丁立军捞了下豆豆的脑袋:“不就几条鱼嘛,也就哄你们这些小孩。”他抬头看梁桢,“不去了,我今天去找找姓冯的娘儿们。”
梁桢:“你知道她住哪儿?”
丁立军:“不知道,不过昨天你不是问中介要了几个号码嘛,我打电话问问,说不定会有人知道。”
……
梁桢自个儿带豆豆去了海洋馆,海豚表演要下午一点开始,上午把其他地方逛了逛,在里面解决了午饭,临近一点的时候去候场等表演。
豆豆可激动了,还抢了个头排的位置,趴栏杆上一个劲地跟空池子挥手,可就在临表演开场还有五分钟的时候,梁桢突然接到了派出所的电话,说丁立军打架斗殴,已经被带走。
丁立军在泞州没有亲人,出事之后只能联系梁桢。
海豚表演恐怕是看不成了,以为豆豆会闹,没想一听丁立军被巡捕叔叔带走了,豆豆也挺急。
梁桢带豆豆在海洋馆门口打了辆车,直奔派出所。
运气还算可以,受理丁立军案子的警员正是昨天去现场采指纹的其中一位。
梁桢大致了解了一下情况:被丁立军打伤的是冯菊的丈夫,根据丁立军的口供所述,他按照中介给的信息联系了几个之前跟冯菊认识的同行,同行提供了住址,他赶过去,结果没找到冯菊,却找到了冯菊的丈夫,但对方死咬不清楚冯菊的下落,而丁立军认定这是夫妻档,惯偷,所以当场就起了冲突。
丁立军把冯菊的丈夫打伤了,且伤势还有些严重。
“人已经送去医院救治,打得挺狠的,不过具体伤情需要等医院那边的报告,丁立军暂时关押,至于能不能保释……”警员把梁桢带到一个死角,压了几分声音说,“因为这件案子特殊,伤者那边目前还没提起诉讼,你们家属可以尽快活动活动。”
这么说梁桢就明白了,她道了谢,带豆豆出了办公室。
事情变成这样已经远远超出了她的能力所及。
梁桢坐在冷气十足的大厅,她需要停下来理一下思路。
设想如果冯菊夫妻真的串通作案,但从案面而言冯菊才是主犯,丁立军却把她丈夫打伤了,反而将自己置于了被动。
如若伤情较轻还好说,但目前来看应该打得挺重。
丁立军什么脾气梁桢也清楚,屁本事没有,但性子挺横,一言不合就会上手。
十二万真不是小数目了,且也不知道他对那个姓冯的女人是否有动真感情,如果动了感情再发现自己其实是被下了套,有句话怎么说来着?赔了夫人又折兵!
梁桢觉得……这事真他妈糟心。
转念又想到刚才那位民警给她提的醒,必须得趁伤情诊断书还没下来,事情还没定性,先活动活动。

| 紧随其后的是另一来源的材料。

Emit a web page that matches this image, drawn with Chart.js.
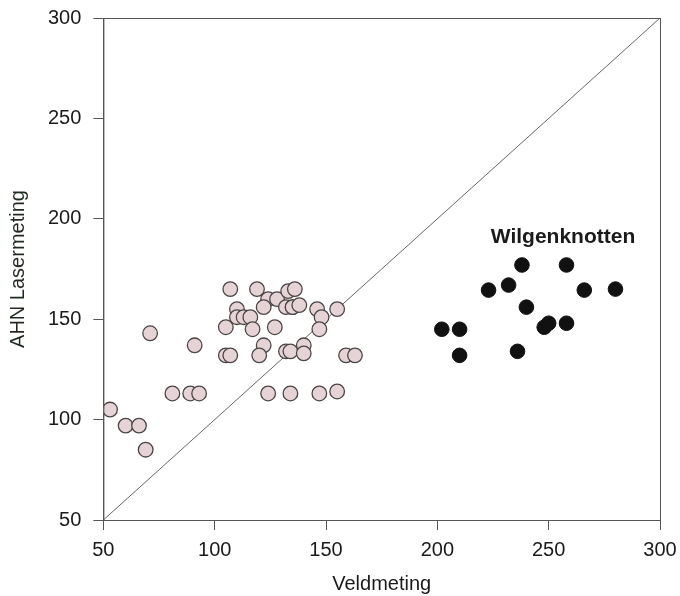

可她在泞州的朋友并不多,要能在公安系统的活动的…她想了想,拨了个号码。
那边杨剑正在会上,汇报总结近两周的工作情况,突然手机铃声响,他扫了一眼,立即掐断,岂料不出半分钟铃声又响。
对面坐的男人脸色已经十分不好看。
范光明在旁边推了他一下,“把手机调成静音!”
“好,好,我这就调。”杨剑拿了手机正要设置,没想铃声开始响第三遍。
范光明冷眼剐了下,低声斥问:“谁的电话?”
“小梁。”
“哪个小梁?”
“就之前…”两人是压着声音说的,杨剑瞄了眼对面。